"Mientras escribo estas líneas, tres jóvenes en la galería Nicolini que luchaban atrapados en un container altamente inflamable que funcionaba ilegalmente como almacén han dejado de dar señales de vida". (Foto: Municipalidad de Lima)
"Mientras escribo estas líneas, tres jóvenes en la galería Nicolini que luchaban atrapados en un container altamente inflamable que funcionaba ilegalmente como almacén han dejado de dar señales de vida". (Foto: Municipalidad de Lima)
Francesca Denegri

¡Es que no nos ven!, se lamentaba a gritos, megáfono en mano, un sobreviviente del reciente incendio en las torres de Grenfell de Chelsea y Kensington, uno de los barrios más ricos de Londres, donde la semana pasada murieron quemadas 79 personas (en su mayoría inmigrantes, obreros y estudiantes). El edificio de 24 pisos asomaba achicharrado por encima de la multitud que protestaba indignada frente a la municipalidad, como símbolo de las hondas desigualdades que asolan al Reino Unido desde que el Partido Conservador ganó el poder en 1979 y comenzó a desmantelar pieza por pieza las políticas sociales del Estado benefactor.

Desde su remodelación el año pasado, los vecinos del edificio habían alertado a las autoridades responsables del sector vivienda por la carencia de equipos antiincendios, pero nadie les hacía caso. Eran los pobres de un barrio de ricos y nadie los oía, nadie los veía. Para ahorrarse unas cuantas libras, los contratistas habían optado por recubrir el edificio con un material barato pero inflamable, que lucía bien, pero que –ahora lo sabemos– también mataba. Esa noche cien familias se fueron a dormir sin sospechar el verdadero infierno que los despertaría apenas unas horas después, y del que muchos no saldrían vivos.

En el Perú, las dos mil familias del distrito de Simón Bolívar en Cerro de Pasco que viven desde hace años tomando agua envenenada y respirando el polvo de metales que sueltan los relaves y el desmonte al lado de sus casas, sí saben perfectamente bien que sus vidas están en peligro inminente, y por eso un grupo de ellos con sus hijos enfermos de cáncer y metales pesados en la sangre han bajado desde el Altiplano para encadenarse a las rejas del Ministerio de Salud.

Su reclamo inmediato no es el cierre de la mina, sino la implementación del plan de salud pendiente que incluye una clínica especializada de desintoxicación, y el cumplimiento de un compromiso de descontaminación de los suelos y el aire que adquirió el Estado en el 2012. Dice el alcalde Zulmer Trujillo que desde el 2015, cuando los vecinos vinieron a Lima en marcha por primera vez, las autoridades de Simón Bolívar viajan a Lima todos los meses con documentos y memoriales para tramitar su justo reclamo, pero nadie los oye, nadie los ve. Esta vez, sin embargo, jura que han venido para quedarse “los días, los meses, los años que sean necesarios” y que iniciarán una huelga de hambre si el gobierno no declara la emergencia sanitaria en toda la región.
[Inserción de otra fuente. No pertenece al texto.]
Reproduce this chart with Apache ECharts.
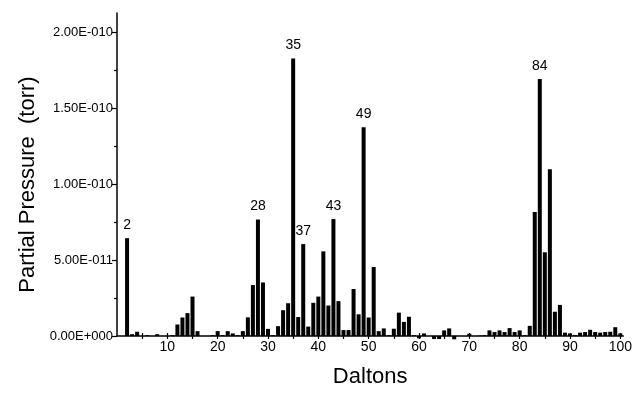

Mientras escribo estas líneas, tres jóvenes en la galería Nicolini que luchaban atrapados en un container altamente inflamable que funcionaba ilegalmente como almacén han dejado de dar señales de vida. La mayoría de las personas que estaban en el edificio han sido rescatadas ya por los bomberos, pero Jorge Luis Huamán, Jovi Herrera y Luis Guzmán no pudieron escapar porque “no estaba el dueño para que les abra”, como le dijo a su mamá Jorge Luis la última vez que hablaron por celular. El dueño tenía la costumbre de cerrar la puerta con candado cada vez que salía, convirtiendo así en jaula el espacio de trabajo de los jóvenes. Como bien dijo el ministro Carlos Basombrío, claramente conmovido cuando lo entrevistaron en medio del fragor del incendio, “esto no es una tragedia, es un crimen”.

Lo que tienen en común las víctimas de Grenfell en Londres con las de la galería Nicolini en Lima y aquellas de la actividad minera en Pasco, pero también con los 158 muertos y miles de damnificados que dejaron los recientes huaicos en el país, es que todas sin excepción son pobres, y por eso ni se les ve, ni se les oye. Ni una sola de esas muertes de vecinos que dormían en sus camas, de jóvenes almaceneros que cumplían con sus jornadas de trabajo y de niños devastados en su pueblo por la leucemia es accidental. La política juega con la vida y la muerte de las personas, y por eso en estos casos, son los gobiernos y sus políticas de ‘laissez-faire’ los responsables por cada una de esas vidas segadas por el huaico, el fuego y los metales.